Max Froumentin's implementation certainly looks like it's closer to a complete implementation than most other attempts I have seen so far.

Peter Keane
2008-07-01 18:43:56
Just a clarification on my "retweet" of Tim Bray above: I was (clumsily, since I am not sure it came across properly) interpreting the comment *not* as a criticism of this article, but rather a suggestion that even someone w/ his in-depth knowledge of XML regards using XSLT to parse RDF if something of a "...where angels fear to tread" type of endeavor.


Erik Wilde
2008-07-16 02:59:24
It is kind of interesting that this thread closed without any implementation showing up. There are the usual rumors that somebody once did that, but it definitely does not seem to be mainstream. Which really leaves me with the question: As an XML developer, how am I supposed to handle RDF/XML data?

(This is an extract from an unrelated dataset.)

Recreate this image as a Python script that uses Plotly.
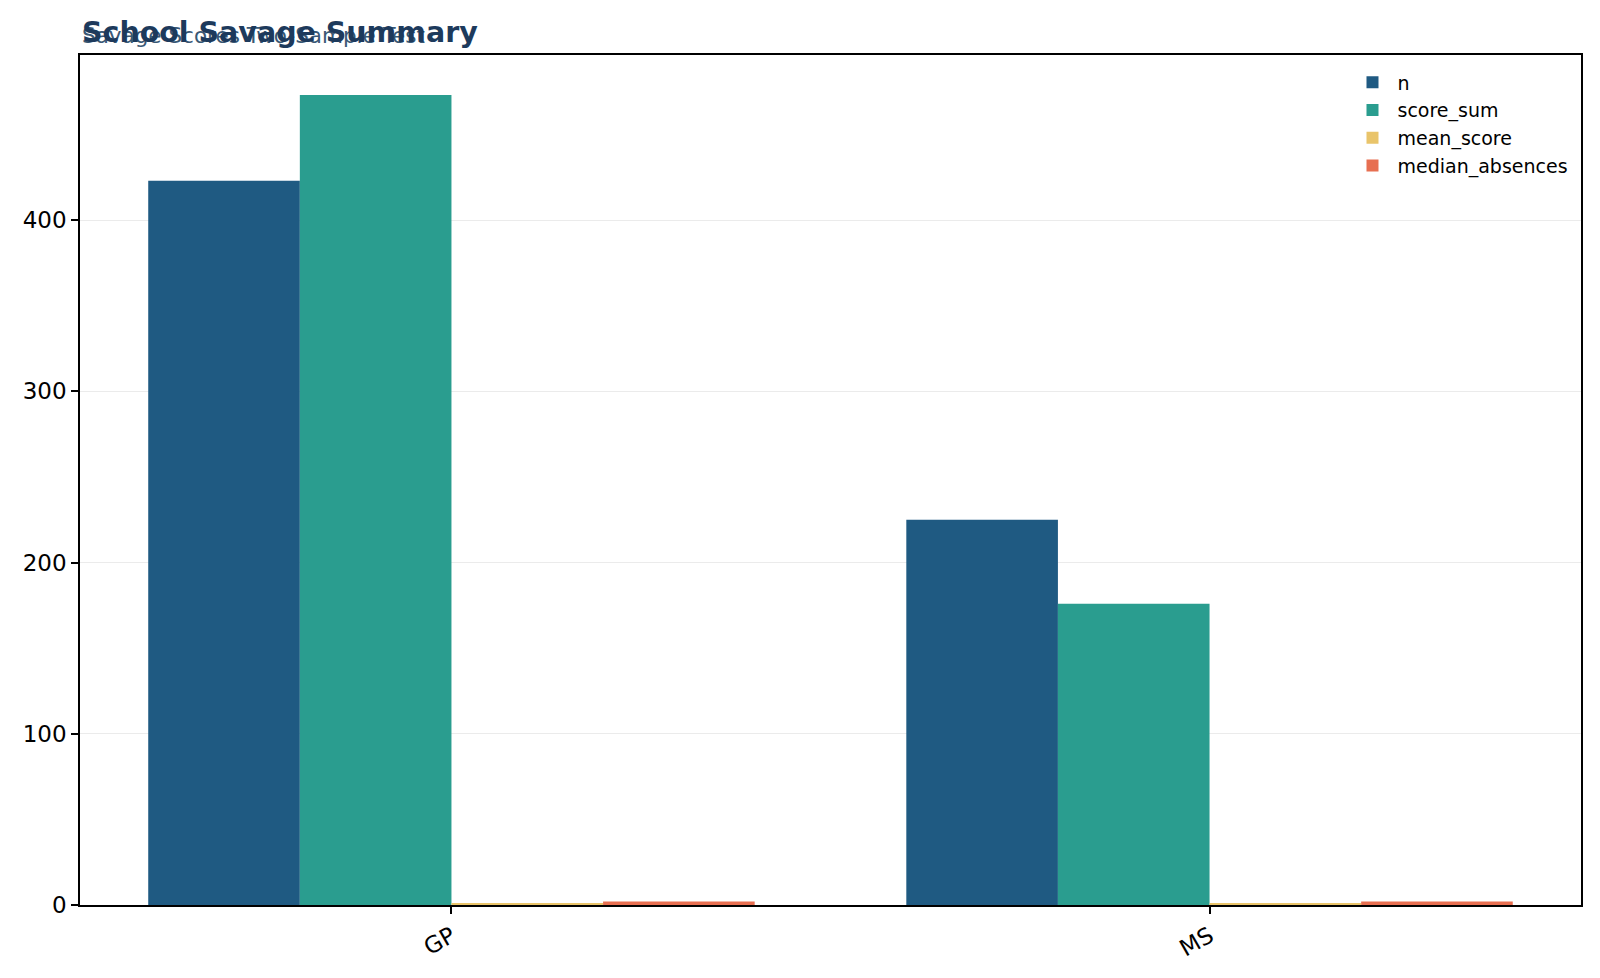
import plotly.graph_objects as go

schools = ["GP", "MS"]
n = [423, 225]
score_sum = [473, 176]
mean_score = [1.12, 0.78]
median_absences = [2, 2]

series = [
    ("n", n, "#1f5a82"),
    ("score_sum", score_sum, "#2a9d8f"),
    ("mean_score", mean_score, "#e9c46a"),
    ("median_absences", median_absences, "#e76f51"),
]

fig = go.Figure()
for name, vals, col in series:
    fig.add_trace(go.Bar(x=schools, y=vals, name=name, marker=dict(color=col, line=dict(width=0))))

# page body has an 8px margin, so the figure is sized to fit exactly inside the window
fig.update_layout(
    width=1584, height=962,
    barmode="group", bargap=0.2, bargroupgap=0,
    plot_bgcolor="white", paper_bgcolor="white",
    margin=dict(l=72, r=9, t=47, b=63),
    font=dict(family="DejaVu Sans", size=23, color="black"),
    showlegend=True,
    legend=dict(x=0.995, xanchor="right", y=0.99, yanchor="top", bgcolor="rgba(0,0,0,0)",
                font=dict(size=19), itemwidth=40),
    annotations=[
        dict(text="Savage Scores Two-Sample Test", xref="paper", yref="paper", x=0, y=1,
             xanchor="left", yanchor="bottom", yshift=5, showarrow=False,
             font=dict(size=21.5, color="#3a5875")),
        dict(text="<b>School Savage Summary</b>", xref="paper", yref="paper", x=0, y=1,
             xanchor="left", yanchor="bottom", yshift=4, showarrow=False,
             font=dict(size=28.5, color="#1d3a5c")),
    ],
)
fig.update_xaxes(range=[-0.49, 1.49], showline=True, linecolor="black", linewidth=1.6, mirror=True,
                 ticks="outside", ticklen=7, tickwidth=1.5, tickcolor="black", tickangle=-30, showgrid=False)
fig.update_yaxes(range=[0, 496.4], showline=True, linecolor="black", linewidth=1.6, mirror=True,
                 ticks="outside", ticklen=7, tickwidth=1.5, tickcolor="black", tickvals=[0, 100, 200, 300, 400],
                 showgrid=True, gridcolor="#ebebeb", zeroline=False)

fig.write_html("out.html")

Write my own RDF/XML parser?


And all of this of course ignores the much more problematic fact that "applications should deal with the deductive closure of the RDF graph they process, not the (syntactic) graph itself." (http://www.lassila.org/blog/archive/2005/05/xml_considered.html written by Ora Lassila, one of the creators or RDF.)


I am still unconvinced that it is accurate to label something as being XML-based if it uses RDF/XML. Apart from the very basic task of parsing RDF/XML into a DOM/XDM tree, there are just too few useful things which can be done on the level of XML tools.